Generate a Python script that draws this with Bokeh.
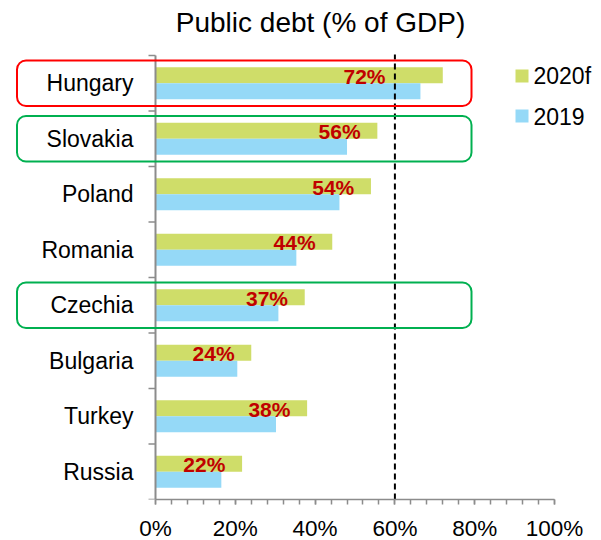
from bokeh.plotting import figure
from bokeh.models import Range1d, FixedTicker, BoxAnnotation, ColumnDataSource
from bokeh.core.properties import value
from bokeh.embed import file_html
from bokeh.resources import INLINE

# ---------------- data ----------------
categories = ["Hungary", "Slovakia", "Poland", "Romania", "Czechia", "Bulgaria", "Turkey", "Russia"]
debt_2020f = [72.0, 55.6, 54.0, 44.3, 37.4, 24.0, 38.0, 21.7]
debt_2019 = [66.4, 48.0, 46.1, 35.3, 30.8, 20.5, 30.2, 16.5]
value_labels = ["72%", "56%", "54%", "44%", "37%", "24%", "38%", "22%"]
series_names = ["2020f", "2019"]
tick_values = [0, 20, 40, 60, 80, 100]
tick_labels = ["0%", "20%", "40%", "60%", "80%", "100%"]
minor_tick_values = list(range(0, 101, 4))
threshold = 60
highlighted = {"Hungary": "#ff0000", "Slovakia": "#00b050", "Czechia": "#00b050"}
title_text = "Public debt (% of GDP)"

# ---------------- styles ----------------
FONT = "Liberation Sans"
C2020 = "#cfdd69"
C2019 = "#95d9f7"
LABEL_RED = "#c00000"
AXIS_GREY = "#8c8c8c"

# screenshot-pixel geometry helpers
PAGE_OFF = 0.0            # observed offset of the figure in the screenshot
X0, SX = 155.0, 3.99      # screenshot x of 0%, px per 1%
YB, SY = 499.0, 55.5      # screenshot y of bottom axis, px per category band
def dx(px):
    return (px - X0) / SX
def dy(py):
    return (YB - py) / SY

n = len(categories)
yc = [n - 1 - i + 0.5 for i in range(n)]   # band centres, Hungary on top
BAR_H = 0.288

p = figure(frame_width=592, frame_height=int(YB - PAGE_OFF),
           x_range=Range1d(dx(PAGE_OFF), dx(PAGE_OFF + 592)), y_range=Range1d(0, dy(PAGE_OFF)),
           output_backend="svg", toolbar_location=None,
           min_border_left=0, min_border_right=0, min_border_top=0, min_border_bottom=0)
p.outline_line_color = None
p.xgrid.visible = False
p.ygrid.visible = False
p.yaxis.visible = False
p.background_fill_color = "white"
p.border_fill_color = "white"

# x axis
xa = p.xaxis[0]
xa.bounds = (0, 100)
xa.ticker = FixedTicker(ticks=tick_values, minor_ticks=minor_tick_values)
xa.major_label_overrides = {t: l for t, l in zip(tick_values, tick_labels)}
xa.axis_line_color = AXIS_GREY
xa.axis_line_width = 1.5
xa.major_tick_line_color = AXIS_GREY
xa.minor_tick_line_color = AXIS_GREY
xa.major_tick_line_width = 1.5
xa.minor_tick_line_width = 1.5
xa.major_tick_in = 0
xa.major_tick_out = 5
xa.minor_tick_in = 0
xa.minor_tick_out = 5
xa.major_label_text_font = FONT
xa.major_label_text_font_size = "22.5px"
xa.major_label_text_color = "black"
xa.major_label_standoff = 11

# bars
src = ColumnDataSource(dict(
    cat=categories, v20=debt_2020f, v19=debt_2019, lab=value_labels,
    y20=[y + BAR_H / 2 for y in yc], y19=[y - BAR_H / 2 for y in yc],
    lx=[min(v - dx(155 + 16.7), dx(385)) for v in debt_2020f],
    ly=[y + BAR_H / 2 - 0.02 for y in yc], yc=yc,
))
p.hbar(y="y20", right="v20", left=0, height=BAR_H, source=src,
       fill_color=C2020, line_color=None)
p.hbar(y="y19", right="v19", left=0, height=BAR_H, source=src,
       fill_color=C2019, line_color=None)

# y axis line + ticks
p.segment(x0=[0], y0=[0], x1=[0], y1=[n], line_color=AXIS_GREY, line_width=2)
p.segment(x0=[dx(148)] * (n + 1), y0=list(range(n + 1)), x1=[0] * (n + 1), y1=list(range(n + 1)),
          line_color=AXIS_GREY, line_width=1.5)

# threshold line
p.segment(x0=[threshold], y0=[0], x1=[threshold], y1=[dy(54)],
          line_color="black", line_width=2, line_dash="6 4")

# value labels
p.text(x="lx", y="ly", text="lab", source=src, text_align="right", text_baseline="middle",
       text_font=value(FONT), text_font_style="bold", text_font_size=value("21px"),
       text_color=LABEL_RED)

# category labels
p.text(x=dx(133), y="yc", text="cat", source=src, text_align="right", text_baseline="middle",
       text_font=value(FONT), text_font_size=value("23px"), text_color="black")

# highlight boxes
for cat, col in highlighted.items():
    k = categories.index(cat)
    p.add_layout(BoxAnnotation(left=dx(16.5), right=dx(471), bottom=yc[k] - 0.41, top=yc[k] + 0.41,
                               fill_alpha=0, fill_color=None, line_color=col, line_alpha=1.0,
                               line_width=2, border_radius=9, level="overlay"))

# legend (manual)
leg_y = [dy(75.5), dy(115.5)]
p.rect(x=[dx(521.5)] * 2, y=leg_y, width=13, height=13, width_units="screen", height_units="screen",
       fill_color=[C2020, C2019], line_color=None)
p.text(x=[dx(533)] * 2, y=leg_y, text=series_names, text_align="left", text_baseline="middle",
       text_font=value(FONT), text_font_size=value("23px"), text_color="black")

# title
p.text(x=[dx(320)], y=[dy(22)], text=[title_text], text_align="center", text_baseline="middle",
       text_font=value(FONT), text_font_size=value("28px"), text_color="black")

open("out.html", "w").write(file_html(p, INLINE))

Request
Do not include the images; transcribe the rest of the listing exactly.

Final answer
Generate a Python script that draws this with Bokeh.
from bokeh.plotting import figure
from bokeh.models import Range1d, FixedTicker, BoxAnnotation, ColumnDataSource
from bokeh.core.properties import value
from bokeh.embed import file_html
from bokeh.resources import INLINE

# ---------------- data ----------------
categories = ["Hungary", "Slovakia", "Poland", "Romania", "Czechia", "Bulgaria", "Turkey", "Russia"]
debt_2020f = [72.0, 55.6, 54.0, 44.3, 37.4, 24.0, 38.0, 21.7]
debt_2019 = [66.4, 48.0, 46.1, 35.3, 30.8, 20.5, 30.2, 16.5]
value_labels = ["72%", "56%", "54%", "44%", "37%", "24%", "38%", "22%"]
series_names = ["2020f", "2019"]
tick_values = [0, 20, 40, 60, 80, 100]
tick_labels = ["0%", "20%", "40%", "60%", "80%", "100%"]
minor_tick_values = list(range(0, 101, 4))
threshold = 60
highlighted = {"Hungary": "#ff0000", "Slovakia": "#00b050", "Czechia": "#00b050"}
title_text = "Public debt (% of GDP)"

# ---------------- styles ----------------
FONT = "Liberation Sans"
C2020 = "#cfdd69"
C2019 = "#95d9f7"
LABEL_RED = "#c00000"
AXIS_GREY = "#8c8c8c"

# screenshot-pixel geometry helpers
PAGE_OFF = 0.0            # observed offset of the figure in the screenshot
X0, SX = 155.0, 3.99      # screenshot x of 0%, px per 1%
YB, SY = 499.0, 55.5      # screenshot y of bottom axis, px per category band
def dx(px):
    return (px - X0) / SX
def dy(py):
    return (YB - py) / SY

n = len(categories)
yc = [n - 1 - i + 0.5 for i in range(n)]   # band centres, Hungary on top
BAR_H = 0.288

p = figure(frame_width=592, frame_height=int(YB - PAGE_OFF),
           x_range=Range1d(dx(PAGE_OFF), dx(PAGE_OFF + 592)), y_range=Range1d(0, dy(PAGE_OFF)),
           output_backend="svg", toolbar_location=None,
           min_border_left=0, min_border_right=0, min_border_top=0, min_border_bottom=0)
p.outline_line_color = None
p.xgrid.visible = False
p.ygrid.visible = False
p.yaxis.visible = False
p.background_fill_color = "white"
p.border_fill_color = "white"

# x axis
xa = p.xaxis[0]
xa.bounds = (0, 100)
xa.ticker = FixedTicker(ticks=tick_values, minor_ticks=minor_tick_values)
xa.major_label_overrides = {t: l for t, l in zip(tick_values, tick_labels)}
xa.axis_line_color = AXIS_GREY
xa.axis_line_width = 1.5
xa.major_tick_line_color = AXIS_GREY
xa.minor_tick_line_color = AXIS_GREY
xa.major_tick_line_width = 1.5
xa.minor_tick_line_width = 1.5
xa.major_tick_in = 0
xa.major_tick_out = 5
xa.minor_tick_in = 0
xa.minor_tick_out = 5
xa.major_label_text_font = FONT
xa.major_label_text_font_size = "22.5px"
xa.major_label_text_color = "black"
xa.major_label_standoff = 11

# bars
src = ColumnDataSource(dict(
    cat=categories, v20=debt_2020f, v19=debt_2019, lab=value_labels,
    y20=[y + BAR_H / 2 for y in yc], y19=[y - BAR_H / 2 for y in yc],
    lx=[min(v - dx(155 + 16.7), dx(385)) for v in debt_2020f],
    ly=[y + BAR_H / 2 - 0.02 for y in yc], yc=yc,
))
p.hbar(y="y20", right="v20", left=0, height=BAR_H, source=src,
       fill_color=C2020, line_color=None)
p.hbar(y="y19", right="v19", left=0, height=BAR_H, source=src,
       fill_color=C2019, line_color=None)

# y axis line + ticks
p.segment(x0=[0], y0=[0], x1=[0], y1=[n], line_color=AXIS_GREY, line_width=2)
p.segment(x0=[dx(148)] * (n + 1), y0=list(range(n + 1)), x1=[0] * (n + 1), y1=list(range(n + 1)),
          line_color=AXIS_GREY, line_width=1.5)

# threshold line
p.segment(x0=[threshold], y0=[0], x1=[threshold], y1=[dy(54)],
          line_color="black", line_width=2, line_dash="6 4")

# value labels
p.text(x="lx", y="ly", text="lab", source=src, text_align="right", text_baseline="middle",
       text_font=value(FONT), text_font_style="bold", text_font_size=value("21px"),
       text_color=LABEL_RED)

# category labels
p.text(x=dx(133), y="yc", text="cat", source=src, text_align="right", text_baseline="middle",
       text_font=value(FONT), text_font_size=value("23px"), text_color="black")

# highlight boxes
for cat, col in highlighted.items():
    k = categories.index(cat)
    p.add_layout(BoxAnnotation(left=dx(16.5), right=dx(471), bottom=yc[k] - 0.41, top=yc[k] + 0.41,
                               fill_alpha=0, fill_color=None, line_color=col, line_alpha=1.0,
                               line_width=2, border_radius=9, level="overlay"))

# legend (manual)
leg_y = [dy(75.5), dy(115.5)]
p.rect(x=[dx(521.5)] * 2, y=leg_y, width=13, height=13, width_units="screen", height_units="screen",
       fill_color=[C2020, C2019], line_color=None)
p.text(x=[dx(533)] * 2, y=leg_y, text=series_names, text_align="left", text_baseline="middle",
       text_font=value(FONT), text_font_size=value("23px"), text_color="black")

# title
p.text(x=[dx(320)], y=[dy(22)], text=[title_text], text_align="center", text_baseline="middle",
       text_font=value(FONT), text_font_size=value("28px"), text_color="black")

open("out.html", "w").write(file_html(p, INLINE))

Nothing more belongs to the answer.